C’est quand même contre-intuitif de laisser du lait sur le comptoir, j’avoue. Mais la culture de kéfir assure la prolifération des bonnes bactéries et des micro-organismes.
Pour arrêter le processus de fermentation, après la journée complète à reposer à la température de la pièce, il suffit de placer le contenant au frigo pendant 8 heures. J’étais alors rendue à la partie la plus cool : goûter à mon élixir digestif.
Ma découverte de l’année (de la décennie, même!)
Cérémonieusement, devant les regards sceptiques de ma famille, j’ai ouvert ma jarre de kéfir. Je l’ai sentie. Ça ne sentait pas grand-chose. J’ai versé le résultat dans un verre. C’était pas bien beau.
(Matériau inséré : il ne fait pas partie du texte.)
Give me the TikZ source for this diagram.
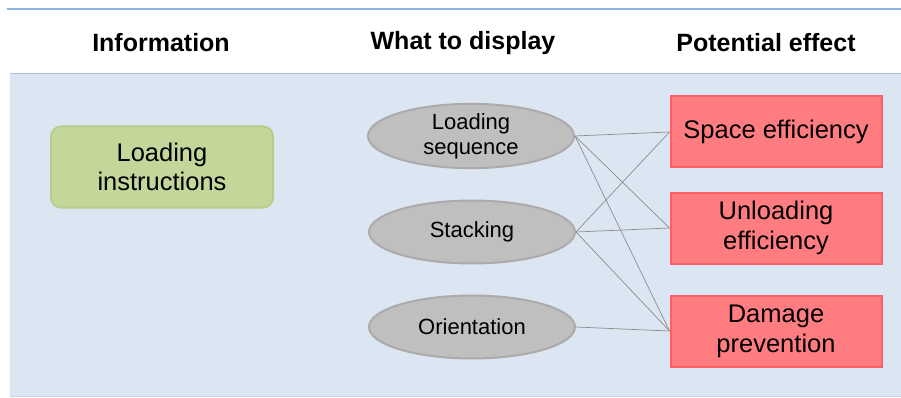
\documentclass[tikz,border=0pt]{standalone}
\usepackage{fontspec}
\setmainfont{Liberation Sans}
\usetikzlibrary{shapes.geometric}
\definecolor{ruleblue}{HTML}{8EB4E3}
\definecolor{panelblue}{HTML}{DCE6F2}
\definecolor{paneledge}{HTML}{C6D4E8}
\definecolor{greenfill}{HTML}{C4D79B}
\definecolor{greenline}{HTML}{B7CD8C}
\definecolor{grayfill}{HTML}{BFBFBF}
\definecolor{grayline}{HTML}{ABABAB}
\definecolor{redfill}{HTML}{FF7C80}
\definecolor{redline}{HTML}{FF5F64}
\definecolor{linkgray}{HTML}{8C8C8C}

\begin{document}
\begin{tikzpicture}[x=1pt, y=-1pt,
  head/.style={font=\fontsize{25}{29}\selectfont\bfseries},
  info/.style={draw=greenline, fill=greenfill, line width=2pt, rounded corners=10pt,
    minimum width=222pt, minimum height=81pt, align=center,
    font=\fontsize{25.5}{29.5}\selectfont},
  choice/.style={ellipse, draw=grayline, fill=grayfill, line width=2pt,
    minimum width=206pt, minimum height=63pt, inner sep=0pt, align=center,
    font=\fontsize{22}{25}\selectfont},
  effect/.style={rectangle, draw=redline, fill=redfill, line width=2pt,
    minimum width=211pt, minimum height=71pt, align=center,
    font=\fontsize{25.5}{30}\selectfont},
  link/.style={draw=linkgray, line width=0.7pt}]
\useasboundingbox (0,0) rectangle (901,398);
% header band and panel
\fill[panelblue] (10,74) rectangle (901,396);
\draw[paneledge, line width=1.5pt] (10,396.5) -- (901,396.5);
\draw[ruleblue, line width=1.5pt] (7,9) -- (901,9);
\draw[ruleblue!80, line width=1.5pt] (10,73.5) -- (901,73.5);
\node[head] (h1) at (161,43) {Information};
\node[head] (h2) at (463,43) {What to display};
\node[head] (h3) at (766,43) {Potential effect};
% nodes
\node[info] (instr) at (162,167) {Loading\\instructions};
\node[choice] (seq) at (471,136) {Loading\\sequence};
\node[choice] (stack) at (472,232) {Stacking};
\node[choice] (orient) at (472,327) {Orientation};
\node[effect] (space) at (776,132) {Space efficiency};
\node[effect] (unload) at (776,228) {Unloading\\efficiency};
\node[effect] (damage) at (776,331) {Damage\\prevention};
% links
\draw[link] (seq.east) -- (space.west);
\draw[link] (seq.east) -- (unload.west);
\draw[link] (seq.east) -- (damage.west);
\draw[link] (stack.east) -- (space.west);
\draw[link] (stack.east) -- (unload.west);
\draw[link] (stack.east) -- (damage.west);
\draw[link] (orient.east) -- (damage.west);
\end{tikzpicture}
\end{document}
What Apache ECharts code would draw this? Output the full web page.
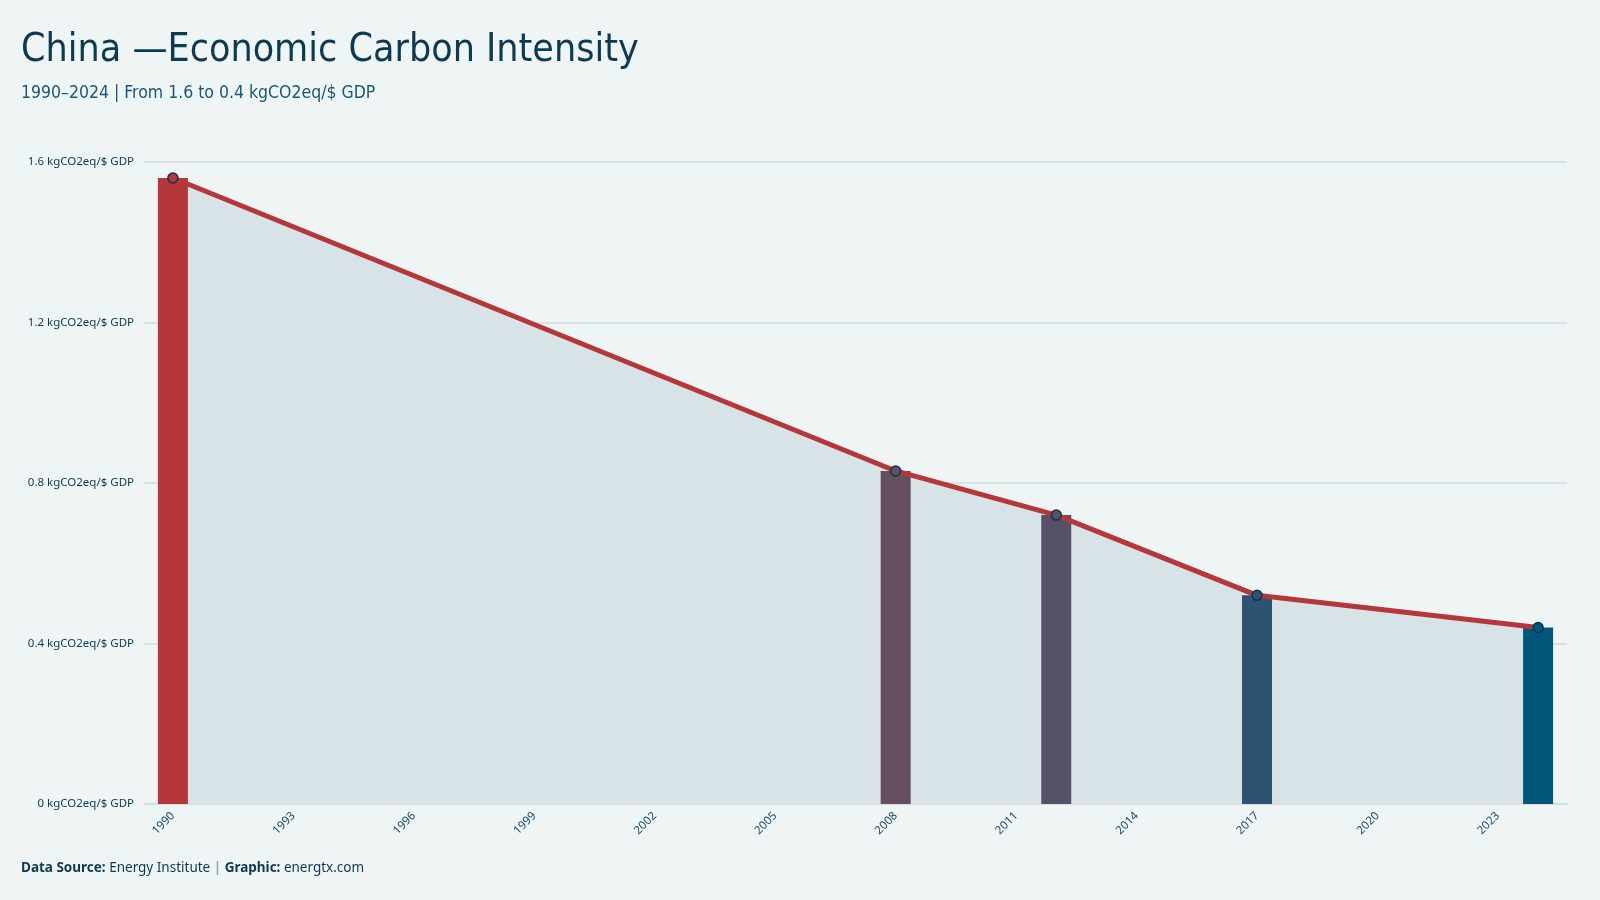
<!DOCTYPE html>
<html>
<head>
<meta charset="utf-8">
<script src="https://cdn.jsdelivr.net/npm/echarts@6/dist/echarts.min.js"></script>
<style>
  html, body { margin: 0; padding: 0; background: #eff5f5; }
  #chart { width: 1600px; height: 900px; }
</style>
</head>
<body>
<div id="chart"></div>
<script>
// carbon intensity, kgCO2eq per $ GDP
const years = [1990, 2008, 2012, 2017, 2024]
const intensity = [1.56, 0.83, 0.72, 0.52, 0.44]
const xTickLabels = [1990, 1993, 1996, 1999, 2002, 2005, 2008, 2011, 2014, 2017, 2020, 2023]
const yTicks = [0, 0.4, 0.8, 1.2, 1.6]

const barColors = ['#b5373a', '#654f60', '#565166', '#2e5272', '#02567a']
const unit = ' kgCO2eq/$ GDP'
const narrow = "'DejaVu Sans Condensed', 'Liberation Sans Narrow', 'Noto Sans', sans-serif"

const points = years.map((y, i) => [y, intensity[i]])

const chart = echarts.init(document.getElementById('chart'))

chart.setOption({
  backgroundColor: '#eff5f5',
  animation: false,
  title: {
    text: 'China \u2014Economic Carbon Intensity',
    subtext: '1990\u20132024 | From 1.6 to 0.4 kgCO2eq/$ GDP',
    left: 16,
    top: 26,
    itemGap: 14,
    textStyle: { fontFamily: narrow, fontSize: 39, fontWeight: 'normal', color: '#0c3a50' },
    subtextStyle: { fontFamily: narrow, fontSize: 17.5, color: '#1b5778' },
  },
  grid: { left: 144, right: 33, top: 162, bottom: 96 },
  xAxis: {
    type: 'value',
    min: 1989.28,
    max: 2024.72,
    splitLine: { show: false },
    axisLine: { show: true, lineStyle: { color: '#cfdde0', width: 1.5 } },
    axisTick: { show: false },
    axisLabel: {
      customValues: xTickLabels,
      rotate: 45,
      margin: 10,
      fontFamily: 'Noto Sans',
      fontSize: 11.5,
      color: '#1d4a68',
      formatter: v => String(v),
    },
  },
  yAxis: {
    type: 'value',
    min: yTicks[0],
    max: yTicks[yTicks.length - 1],
    interval: 0.4,
    axisLine: { show: false },
    axisTick: { show: false },
    splitLine: { lineStyle: { color: '#d0dcdf', width: 1.5 } },
    axisLabel: {
      margin: 10,
      fontFamily: 'Noto Sans',
      fontSize: 11.5,
      color: '#0c3a50',
      formatter: v => (+v.toFixed(1)) + unit,
    },
  },
  series: [
    {
      // area fill under the trend
      type: 'line',
      data: points,
      z: 1,
      symbol: 'none',
      lineStyle: { width: 0 },
      areaStyle: { color: '#d7e3e7', opacity: 1 },
      silent: true,
    },
    {
      type: 'bar',
      data: points.map((p, i) => ({ value: p, itemStyle: { color: barColors[i] } })),
      barWidth: 30,
      z: 2,
    },
    {
      type: 'line',
      data: points.map((p, i) => ({ value: p, itemStyle: { color: barColors[i] } })),
      z: 3,
      symbol: 'circle',
      symbolSize: 10,
      lineStyle: { color: '#b5373a', width: 5 },
      itemStyle: { borderColor: '#0b3550', borderWidth: 1.5 },
    },
  ],
  graphic: [
    {
      type: 'text',
      left: 21,
      top: 861,
      style: {
        text: '{b|Data Source:} Energy Institute {s||} {b|Graphic:} energtx.com',
        fontFamily: 'Noto Sans',
        fontSize: 13.5,
        fill: '#0c3a50',
        rich: {
          b: { fontFamily: 'Noto Sans', fontSize: 13.5, fontWeight: 'bold', fill: '#0c3a50' },
          s: { fontFamily: 'Noto Sans', fontSize: 13.5, fontWeight: 'bold', fill: '#8aa4b4' },
        },
      },
    },
  ],
})
</script>
</body>
</html>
Mon kéfir était moins homogène et un peu plus épais que celui de l’épicerie.
Je l’ai goûté, du bout des lèvres, incrédule. Et c’est là que j’ai, comme on dit dans la vraie vie, pogné de quoi.
Au goût, mon kéfir était riche et crémeux. Sa texture onctueuse était d’une douceur incroyable. C’était comme poser ma langue sur un petit nuage de micro-organismes prêts à ravitailler ma flore intestinale. Pour être bien honnête, c’était pas mal la meilleure chose que j’avais mangée depuis un bout. No joke.
Mes enfants ont vidé d’un coup mon premier litre de kéfir. Ils ont ajouté un filet de sirop d’érable et l’ont mangé comme ils auraient mangé un yogourt. Si j’étais juste un peu plus quétaine, j’écrirais qu’ils étaient au « kéfirmament ».
J’ai refait du kéfir par la suite. Je m’en suis fait des shooters. J’en ai mélangé à des smoothies. Je l’ai intégré dans des muffins. J’ai même essayé de le faire mousser dans mon café du matin (OK, ça, c’était la couche de trop, j’en conviens).
Kéfir mon amour
Pour être 100 % honnête, quand Recettes d’ici m’a proposé de documenter mes essais avec le kéfir maison, j’étais certaine que la conclusion de mon expérience me mènerait à l’acheter tout fait.
« C’est ben l’fun, faire du kéfir, mais j’ai pas le temps pour ça », me voyais-je déjà écrire à la fin du billet.
Mais après deux semaines de fabrication de kéfir à la maison, et à ma grande surprise, je continue d’en faire. J’y prends même plaisir. Parce que c’est facile? Ouais. Parce que ça soulage mes ballonnements? Sûrement. Mais surtout, parce que c’est bon. Tout simplement. C’est vraiment délicieux!
Prochaine étape? Faire mon fromage. Jean-Luc Henry m’a raconté qu’il s’était amusé à faire du mascarpone de kéfir. Je ferai des expérimentations. Et si vous me cherchez, dans trois ou quatre ans, j’aurai peut-être aussi une ferme laitière et un poulailler. T’sais… rendue là.